DeVos alienated many African-Americans in February when she described historically black colleges as “real pioneers when it comes to school choice.” After a storm of criticism, she acknowledged that these colleges were “born, not out of mere choice, but out of necessity, in the face of racism.”
In her keynote, DeVos repeatedly praised the school’s founder, Mary McLeod Bethune, as someone who “refused to accept systemic and repulsive racism,” and had “the courage to change old ideas.”
“I am here to demonstrate in the most direct way possible that I and the administration are fully committed to your success and to the success of every student across this great country,” she said.
President Donald Trump’s nomination of DeVos, a Republican fundraiser with no classroom experience, was so controversial that Vice President Mike Pence had to cast a tie-breaking vote for her Senate confirmation.
Some leaders of historically black colleges and universities later expressed dismay when Trump invited them to the Oval Office for a “listening session” that became an apparent photo-op for Black History Month.
DeVos has continued since then to cite historically black colleges as examples of alternative options for quality education, her stated goal for promoting the diversion of tax money from public schools to private companies and charters.
In her speech, DeVos praised Bethune-Cookman for providing the means to help its students overcome adversity and serve others.
“We should aspire to make all of America’s institutions mirror that model – a singular focus on the unique needs of students,” she said.
The booing became an uproar again mid-speech, when DeVos said she would be visiting the grave of the school’s founder.
Alumni Shakindra Johnson and Neema Ramsay said it should have been a proud day for the students and their families, but instead, DeVos seemed to be trying to appropriate the legacy of the school’s founder.
“I think Betsy forgot her name was Betsy and not Mary McLeod Bethune,” said Johnson, a 2008 grad.
Some alumni and African-American leaders had called the invitation insensitive and misguided.
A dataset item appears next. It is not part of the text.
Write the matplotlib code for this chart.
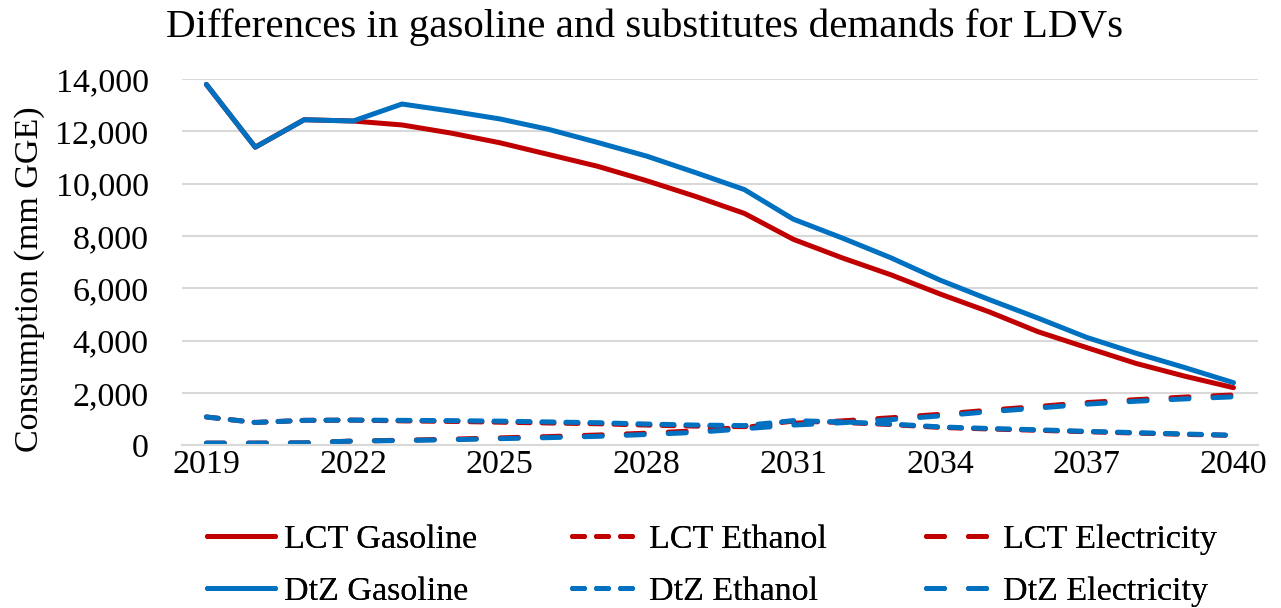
import matplotlib
matplotlib.use("Agg")
import matplotlib.pyplot as plt

plt.rcParams["font.family"] = ["Liberation Serif", "DejaVu Serif"]

RED = "#C00000"
BLUE = "#0070C0"

years = list(range(2019, 2041))

lct_gasoline = [13800, 11400, 12450, 12400, 12250, 11940, 11570, 11120, 10670, 10120, 9520,
                8870, 7880, 7170, 6520, 5790, 5110, 4350, 3740, 3140, 2650, 2210]
dtz_gasoline = [13800, 11400, 12450, 12400, 13050, 12780, 12480, 12080, 11580, 11060, 10430,
                9780, 8650, 7930, 7170, 6320, 5580, 4870, 4130, 3530, 2980, 2400]
lct_ethanol = [1090, 880, 960, 970, 940, 920, 890, 860, 830, 780, 740,
               720, 930, 880, 800, 690, 630, 580, 525, 475, 425, 385]
dtz_ethanol = [1090, 880, 960, 970, 960, 950, 930, 900, 870, 820, 780,
               760, 950, 900, 820, 710, 650, 600, 540, 490, 440, 390]
lct_electricity = [90, 90, 100, 170, 200, 240, 290, 340, 400, 470, 560,
                   700, 850, 940, 1060, 1190, 1350, 1490, 1640, 1750, 1850, 1930]
dtz_electricity = [90, 90, 100, 170, 190, 220, 260, 300, 350, 420, 500,
                   640, 780, 870, 990, 1130, 1290, 1430, 1580, 1690, 1780, 1860]

FS = 24.5
LW = 3.6
SHORT = (0, (2.4, 2.4))
LONG = (0, (3.6, 4.8))

fig = plt.figure(figsize=(12.81, 6.08), dpi=100)
ax = fig.add_axes([0.142, 0.2673, 0.840, 0.6025])

kw = dict(linewidth=LW, dash_capstyle="round", solid_capstyle="round")
l_lg, = ax.plot(years, lct_gasoline, color=RED, label="LCT Gasoline", **kw)
l_le, = ax.plot(years, lct_ethanol, color=RED, linestyle=SHORT, label="LCT Ethanol", **kw)
l_lx, = ax.plot(years, lct_electricity, color=RED, linestyle=LONG, label="LCT Electricity", **kw)
l_dg, = ax.plot(years, dtz_gasoline, color=BLUE, label="DtZ Gasoline", **kw)
l_de, = ax.plot(years, dtz_ethanol, color=BLUE, linestyle=SHORT, label="DtZ Ethanol", **kw)
l_dx, = ax.plot(years, dtz_electricity, color=BLUE, linestyle=LONG, label="DtZ Electricity", **kw)

ax.set_xlim(2018.5, 2040.5)
ax.set_ylim(0, 14000)
ax.set_xticks(range(2019, 2041, 3))
ax.set_yticks(range(0, 14001, 2000))
ax.yaxis.set_major_formatter(matplotlib.ticker.FuncFormatter(lambda v, p: f"{int(v):,}"))
ax.tick_params(axis="y", length=0, labelsize=FS, pad=24)
ax.tick_params(axis="x", length=0, labelsize=FS, pad=3)
ax.grid(axis="y", color="#d9d9d9", linewidth=1.5)
ax.set_axisbelow(True)
for side in ["top", "right", "left"]:
    ax.spines[side].set_visible(False)
ax.spines["bottom"].set_color("#d9d9d9")
ax.spines["bottom"].set_linewidth(1.5)

fig.text(30 / 1281, 1 - 279 / 608, "Consumption (mm GGE)", fontsize=FS,
         rotation=90, ha="center", va="center")
fig.text(645 / 1281, 1 - 27 / 608, "Differences in gasoline and substitutes demands for LDVs",
         fontsize=29.5, ha="center", va="center")

# three legend columns placed independently
columns = [([l_lg, l_dg], 207), ([l_le, l_de], 572), ([l_lx, l_dx], 926)]
for handles, x0 in columns:
    leg = fig.legend(handles=handles, loc="upper left", bbox_to_anchor=(x0 / 1281, 1 - 524 / 608),
                     frameon=False, fontsize=FS, handlelength=2.0, handletextpad=0.25,
                     labelspacing=0.62, borderaxespad=0, borderpad=0)
    fig.add_artist(leg)

fig.savefig("out.png", dpi=100)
Students gathered petitions demanding she not be allowed to speak. Before the address, activists lined a sidewalk. One sign said “DeVos is not worthy.”
Jackson had been accused of selling out the school by inviting DeVos. He gave her a hug and then took back the podium as she left the stage.
“As we have said repeatedly, be careful of the people you let in your place,” Jackson said, seeming to acknowledge the criticism. But, he said, “Bethune-Cookman University can’t do it alone. We need everyone to be a part of this continuation of our institution.”
Some students agreed with Jackson, that the school needs help from anyone offering it, no matter their party affiliation.
“DeVos was here to hear our differences and at the end of the day I think that’s what happened,” added Keith Holt, who received a master’s degree in transformative leadership.
In a statement afterward, DeVos said she respected the attendees, “including those who demonstrated their disagreement with me. While we may share differing points of view, my visit and dialogue with students leaves me encouraged and committed to supporting HBCUs.”